Although this sounds a lot like what would later become known as New Urbanism, the first designs for Harbor Point predate Seaside and call for none of the decorative charm of that seminal project; this is New Urbanism on a diet. In any case, Goody, a Harvard-trained modernist, did not consider herself a New Urbanist. “Joan was a humanist rather than a traditionalist,” says David Dixon, FAIA, principal in charge of urban design at Goody Clancy. “She was more interested in how people live today than in how they wanted to live in the past. That’s why she looked to nearby Boston neighborhoods such as Dorchester, rather than to old New England towns.”


In his 1990 article, Campbell concluded that “Harbor Point will flourish if it begins to grow at its edges and mesh with its surroundings.” The 10 lanes of Interstate 93 are a formidable barrier between the site and the rest of Dorchester, but the immediate surroundings are being filled in, and Harbor Point itself is flourishing. There are two schools and a church across the street, the adjacent University of Massachusetts campus has expanded, and the projected Edward M. Kennedy Institute, next to the JFK Library, is in the works. Corcoran Jennison has built an apartment building, an office building, and a hotel next to the housing development, and although its plans for a new residential community were scotched by the recession—the university acquired the land—a $60 million apartment complex is on the boards for another neighboring site.
On a recent warm and sunny day in June, I walked over to Harbor Point from the nearby MBTA station and discovered a surprising number of people on the street. “Surprising” because a typical planned community of 9-to-5 white-collar workers is usually empty at noon on a weekday. Since many of the subsidized tenants at Harbor Point work at nontraditional jobs—night-shift cleaners, taxi drivers, security guards—they are around during the day. Another result of the mixed-income community is greater heterogeneity. There are mothers with strollers (a third of the subsidized residents are children), and elderly bench-sitters from the seniors’ residence. A large number of the market tenants at Harbor Point are college students, and while there are fewer of them today than when regular classes are in session, they are a presence, too.
Harbor Point is a walkable community: The buildings are close to the sidewalks and the mature trees offer plenty of shade.

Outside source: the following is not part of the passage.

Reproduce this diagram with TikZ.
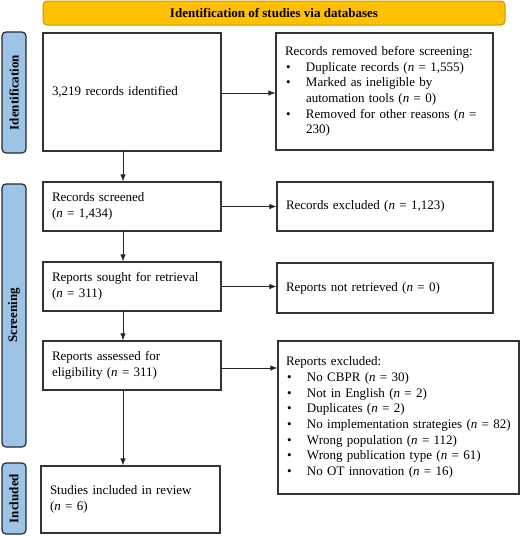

It’s leafy green, but at 30 units per acre, the impression is urban. Goody, whose sensible, low-key architecture has stood the test of time, oriented the streets so that they terminate in views of either the harbor or the Boston skyline. Along the water’s edge is a public promenade with a spectacular vista of downtown across the bay. The other major landscape feature of Harbor Point is a 1,000-foot-long mall modeled on Boston’s Commonwealth Avenue in Back Bay. This kind of mimicry doesn’t always work—many neotraditional developments have “boulevards” weakly defined by single-family houses—but here the apartment buildings, barely visible behind a line of street trees, are exactly the right scale for the long green space.
The base of one of the apartment buildings facing the mall houses a small commercial strip containing a convenience store, dry cleaner, hair salon, daycare center, and Fiskie’s Café, whose tables and chairs spill out onto the sidewalk. I ordered a Buffalo chicken wrap at the café for lunch. At the table next to me, three East Asian kids were having a snack; another table was occupied by a group of Hispanic men.


Harbor Point is as ethnically diverse as Boston itself. Although the one-to-two ratio between subsidized and market units remains, the last 25 years have seen changes in the population. The majority of the subsidized residents today are Hispanics, rather than African-Americans as in the past; family size has dropped, leading Corcoran Jennison to convert some of the four- and five-bedroom apartments into smaller units. Less than half of the market tenants are white, and there is a large Asian population. There are also more college students sharing apartments, as well as retirees and young professionals.
“We attract out-of-towners who like coming here because of the racial mix,” Corcoran told me. In a Yelp review, a University of Massachusetts student from the Bay Area who identified herself as Katy H. wrote that she enjoyed her year living in Harbor Point: “Lots of residents were students, but in addition to that, there were families, single adults, elderly couples, you name it—they lived here.” She added, “If you consider yourself to be close-minded or intolerant of different cultures and people—this is NOT the neighborhood for you.”
Most of the Yelp reviewers seemed unaware that many of their neighbors were low-income families. This is not surprising, since the units occupied by subsidized tenants are indistinguishable from the rest, inside and out. But reading between the lines, I sense occasional tensions: complaints about scratched cars, noisy parties, teenagers acting up. This might dismay social activists who imagine mixed-income housing to be some sort of happy melting pot. On the other hand, the market rents that Corcoran Jennison is able to charge (a one-bedroom apartment is currently about $2,400 a month, up from $800 15 years ago) and the satisfaction expressed by most of the Yelp reviewers lays to rest skeptics’ fears that rich and poor can’t live together. At Harbor Point, the two groups share amenities, exercise in the same fitness center, swim in the same pool, shop in the same convenience store, serve as building captains, and deliberate together on the tenants’ council. Given the disparity among different income groups today, a degree of social distance would hardly be surprising. But with American society economically polarized as never before, creating an environment in which rich and poor live amicably side by side is no mean accomplishment.
So, what did it take to make Harbor Point a success? A visionary and committed developer + a responsive architect + the active participation of low-income residents + an experienced property management team. Not a simple formula. But to paraphrase Winston Churchill: It could be said that Harbor Point is the least likely model for public housing, except for all the others that have been tried.